Source: South Williamsport, Pa.
Date/Time: Thursday, Aug. 18, 2011
Baseball, it has been said, is "America's pastime."
But to someone ambling around the town of Williamsport, Pa., on Aug. 17, that legendary moniker seemed surprisingly near-sighted.
During the past four days, the quaint Central Pennsylvania town has become a culturally diverse mecca, accommodating Little Leaguers from across the world for one reason: to play baseball. For most, the first pitch can't come soon enough.
"I've just been in such a hyper mood," said Gustavo Leon of the Middle East and Africa Region Champions (MEA) team. "We're just finally ready to get out and see what this is all about."
American teams felt a similar sentiment, as well.

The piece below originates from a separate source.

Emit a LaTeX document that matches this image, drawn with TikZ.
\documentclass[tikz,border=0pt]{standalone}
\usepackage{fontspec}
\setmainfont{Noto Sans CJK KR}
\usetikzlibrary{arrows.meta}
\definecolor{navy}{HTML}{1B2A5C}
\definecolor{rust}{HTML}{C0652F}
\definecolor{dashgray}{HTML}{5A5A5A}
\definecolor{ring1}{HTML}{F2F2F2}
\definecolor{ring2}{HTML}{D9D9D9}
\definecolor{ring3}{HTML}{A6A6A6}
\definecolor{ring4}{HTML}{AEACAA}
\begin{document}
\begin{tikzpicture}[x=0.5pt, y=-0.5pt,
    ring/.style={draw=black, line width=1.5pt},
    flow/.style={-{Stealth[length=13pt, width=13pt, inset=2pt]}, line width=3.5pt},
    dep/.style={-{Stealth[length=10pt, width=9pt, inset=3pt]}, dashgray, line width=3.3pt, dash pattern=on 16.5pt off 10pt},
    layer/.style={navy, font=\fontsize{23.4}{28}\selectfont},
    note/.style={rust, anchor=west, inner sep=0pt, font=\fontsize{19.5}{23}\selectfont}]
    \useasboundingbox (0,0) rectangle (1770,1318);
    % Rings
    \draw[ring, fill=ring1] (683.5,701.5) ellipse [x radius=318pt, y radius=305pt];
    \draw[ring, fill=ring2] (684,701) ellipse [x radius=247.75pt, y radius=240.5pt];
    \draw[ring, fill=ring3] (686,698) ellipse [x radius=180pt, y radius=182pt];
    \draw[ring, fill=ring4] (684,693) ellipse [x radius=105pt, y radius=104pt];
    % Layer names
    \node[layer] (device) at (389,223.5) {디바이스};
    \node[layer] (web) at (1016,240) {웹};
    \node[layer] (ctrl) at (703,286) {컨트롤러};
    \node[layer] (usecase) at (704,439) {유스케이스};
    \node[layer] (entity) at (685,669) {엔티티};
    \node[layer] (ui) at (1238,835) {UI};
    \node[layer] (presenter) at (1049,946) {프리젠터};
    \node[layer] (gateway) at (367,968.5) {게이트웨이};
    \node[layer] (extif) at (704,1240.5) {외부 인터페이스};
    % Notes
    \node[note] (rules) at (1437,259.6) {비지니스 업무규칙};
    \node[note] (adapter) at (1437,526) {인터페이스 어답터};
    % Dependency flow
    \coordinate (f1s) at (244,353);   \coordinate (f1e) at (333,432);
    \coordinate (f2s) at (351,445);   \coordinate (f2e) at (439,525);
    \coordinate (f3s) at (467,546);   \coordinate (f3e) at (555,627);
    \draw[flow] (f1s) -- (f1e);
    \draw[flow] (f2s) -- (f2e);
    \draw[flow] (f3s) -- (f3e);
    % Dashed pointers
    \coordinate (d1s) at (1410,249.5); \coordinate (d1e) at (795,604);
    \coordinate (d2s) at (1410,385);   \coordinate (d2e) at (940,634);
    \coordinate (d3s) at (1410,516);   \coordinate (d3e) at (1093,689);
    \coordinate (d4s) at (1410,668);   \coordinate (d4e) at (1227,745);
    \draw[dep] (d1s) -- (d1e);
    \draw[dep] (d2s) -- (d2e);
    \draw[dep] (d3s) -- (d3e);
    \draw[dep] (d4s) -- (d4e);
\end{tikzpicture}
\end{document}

Brad Bates, manager of the Great Lakes team said, "We just want to start playing."
Wednesday night's "Grand Slam Parade" was the first introduction to the throng of World Series goers and an opportunity for players and coaches alike to alleviate some of that cooped-up anxiety. The annual four-mile trek through Williamsport allowed the teams to get a preliminary glimpse of the publicity that will inevitably follow throughout the tournament."

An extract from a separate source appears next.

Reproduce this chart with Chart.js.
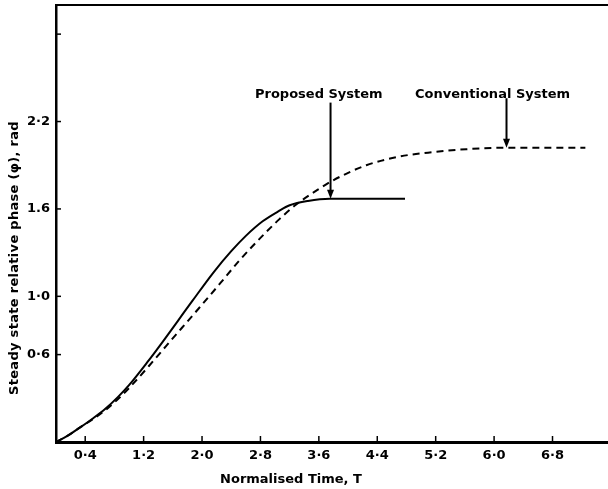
<!DOCTYPE html>
<html>
<head>
<meta charset="utf-8">
<script src="https://cdn.jsdelivr.net/npm/chart.js@4/dist/chart.umd.min.js"></script>
<style>
  html, body { margin: 0; padding: 0; background: #fff; }
  #wrap { width: 608px; height: 489px; }
</style>
</head>
<body>
<div id="wrap"><canvas id="c" width="608" height="489"></canvas></div>
<script>
// ---- data ----
const proposedT   = [0, 0.15, 0.33, 0.50, 0.68, 0.85, 1.00, 1.27, 1.42, 1.87, 2.15, 2.40, 2.60, 2.83, 3.05, 3.20, 3.45, 3.75, 4.16, 4.78];
const proposedPhi = [0, 0.04, 0.10, 0.16, 0.23, 0.31, 0.39, 0.56, 0.66, 0.97, 1.16, 1.31, 1.415, 1.515, 1.585, 1.625, 1.655, 1.67, 1.67, 1.67];

const conventionalT   = [0, 0.15, 0.33, 0.50, 0.68, 0.85, 1.00, 1.27, 1.51, 1.96, 2.25, 2.51, 2.74, 3.06, 3.29, 3.61, 3.79, 4.25, 4.71, 5.16, 5.62, 6.17, 7.25];
const conventionalPhi = [0, 0.04, 0.10, 0.155, 0.22, 0.295, 0.37, 0.52, 0.66, 0.92, 1.09, 1.245, 1.37, 1.53, 1.63, 1.74, 1.795, 1.90, 1.96, 1.99, 2.01, 2.02, 2.02];

const xTicks = [0.4, 1.2, 2.0, 2.8, 3.6, 4.4, 5.2, 6.0, 6.8];
const xTickLabels = ['0·4', '1·2', '2·0', '2·8', '3·6', '4·4', '5·2', '6·0', '6·8'];
const yTicks = [0.6, 1.0, 1.6, 2.2, 2.8];
const yTickLabels = ['0·6', '1·0', '1.6', '2·2', ''];

const xTitle = 'Normalised Time, T';
const yTitle = 'Steady state relative phase (φ), rad';
const annotations = [
  { text: 'Proposed System', x: 3.76, y: 1.67, tailY: 2.33 },
  { text: 'Conventional System', x: 6.17, y: 2.02, tailY: 2.36 }
];

const FONT = '"DejaVu Sans", sans-serif';

function toXY(xs, ys) { return xs.map((x, i) => ({ x: x, y: ys[i] })); }

const decor = {
  id: 'decor',
  afterDraw(chart) {
    const ctx = chart.ctx;
    const xs = chart.scales.x, ys = chart.scales.y;
    const ca = chart.chartArea;
    ctx.save();
    ctx.strokeStyle = '#000';
    ctx.fillStyle = '#000';
    // top frame line
    ctx.lineWidth = 2;
    ctx.beginPath();
    ctx.moveTo(ca.left, ca.top);
    ctx.lineTo(ca.right, ca.top);
    ctx.stroke();
    // inward tick marks
    ctx.lineWidth = 1.5;
    xTicks.forEach(v => {
      const px = xs.getPixelForValue(v);
      ctx.beginPath(); ctx.moveTo(px, ca.bottom); ctx.lineTo(px, ca.bottom - 6); ctx.stroke();
    });
    yTicks.forEach(v => {
      const py = ys.getPixelForValue(v);
      ctx.beginPath(); ctx.moveTo(ca.left, py); ctx.lineTo(ca.left + 5, py); ctx.stroke();
    });
    // annotations with arrows
    ctx.font = 'bold 13px ' + FONT;
    ctx.textBaseline = 'middle';
    annotations.forEach(a => {
      const px = xs.getPixelForValue(a.x);
      const tip = ys.getPixelForValue(a.y);
      const tail = ys.getPixelForValue(a.tailY);
      ctx.lineWidth = 2;
      ctx.beginPath(); ctx.moveTo(px, tail); ctx.lineTo(px, tip - 6); ctx.stroke();
      ctx.beginPath();
      ctx.moveTo(px - 3.5, tip - 9);
      ctx.lineTo(px + 3.5, tip - 9);
      ctx.lineTo(px, tip);
      ctx.closePath(); ctx.fill();
    });
    ctx.textAlign = 'left';
    ctx.fillText(annotations[0].text, 255, 95);
    ctx.fillText(annotations[1].text, 415, 95);
    // axis titles
    ctx.font = 'bold 13px ' + FONT;
    ctx.textAlign = 'center';
    ctx.fillText(xTitle, 291, 480);
    ctx.save();
    ctx.translate(15, 258);
    ctx.rotate(-Math.PI / 2);
    ctx.letterSpacing = '0.3px';
    ctx.fillText(yTitle, 0, 0);
    ctx.restore();
    ctx.restore();
  }
};

new Chart(document.getElementById('c'), {
  type: 'line',
  data: {
    datasets: [
      {
        label: 'Proposed System',
        data: toXY(proposedT, proposedPhi),
        borderColor: '#000',
        borderWidth: 2,
        pointRadius: 0,
        cubicInterpolationMode: 'monotone',
        fill: false
      },
      {
        label: 'Conventional System',
        data: toXY(conventionalT, conventionalPhi),
        borderColor: '#000',
        borderWidth: 2,
        borderDash: [7, 5],
        pointRadius: 0,
        cubicInterpolationMode: 'monotone',
        fill: false
      }
    ]
  },
  options: {
    responsive: false,
    animation: false,
    layout: { padding: { top: 5, right: 0, left: 0, bottom: 0 } },
    plugins: { legend: { display: false }, tooltip: { enabled: false } },
    scales: {
      x: {
        type: 'linear',
        min: 0,
        max: 7.56,
        afterBuildTicks: (s) => { s.ticks = xTicks.map(v => ({ value: v })); },
        afterFit: (s) => { s.height = 47; s.paddingLeft = 0; s.paddingRight = 0; },
        grid: { display: true, drawOnChartArea: false, drawTicks: false },
        border: { display: true, color: '#000', width: 3 },
        ticks: {
          color: '#000',
          padding: 6,
          maxRotation: 0,
          autoSkip: false,
          font: { family: FONT, size: 13, weight: 'bold' },
          callback: (v) => { const i = xTicks.indexOf(Math.round(v * 10) / 10); return i >= 0 ? xTickLabels[i] : ''; }
        }
      },
      y: {
        type: 'linear',
        min: 0,
        max: 3.0,
        afterBuildTicks: (s) => { s.ticks = yTicks.map(v => ({ value: v })); },
        afterFit: (s) => { s.width = 56; s.paddingTop = 0; s.paddingBottom = 0; },
        grid: { display: true, drawOnChartArea: false, drawTicks: false },
        border: { display: true, color: '#000', width: 2.5 },
        ticks: {
          color: '#000',
          padding: 6,
          autoSkip: false,
          font: { family: FONT, size: 13, weight: 'bold' },
          callback: (v) => { const i = yTicks.indexOf(Math.round(v * 10) / 10); return i >= 0 ? yTickLabels[i] : ''; }
        }
      }
    }
  },
  plugins: [decor]
});
</script>
</body>
</html>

With two teams to a float, the players laughed and waved, wide-eyed and grinning, as they passed through the city by hundreds of enthused onlookers.
"I'm super pumped up," said Hadi Fadlallah, catcher for the MEA team from Saudi Arabia. "It's definitely the first feel of the energy and the crowd."
Not every team, however, needed to be familiarized with the buzz of the Little League World Series.
The Mid-Atlantic Region representative hails from Keystone Little League in Clinton County, Pa. — a mere 20 miles from Williamsport. Many players and coaches had attended the parade before, but from opposite perspectives.
The World Series had not seen a team with such deep local roots in 63 years. That year, 1948, hometown favorites from Lock Haven Little League took the crown.
"There's going to be a crazy amount of people here to cheer us on," said Justin Kline, coach for the Mid-Atlantic team. "Little League Baseball is huge around here — to have a local team, it absolutely takes everything to a new level. Everyone is jumping on board, giving us their support.
"Who knows, we may not see it again for another 63 years," he said.
Sixteen teams — eight from the United States and, eight from anywhere and everywhere else — begin the 11-day tournament Thursday.
Many traveled across continents to get here; another hardly skipped a county. But despite their myriad of backgrounds and their diverse geographical origins, tomorrow the quest becomes the same: winning the world championship.
"Once you get to Williamsport," said Bates, "you finally realize just how big of a deal this is."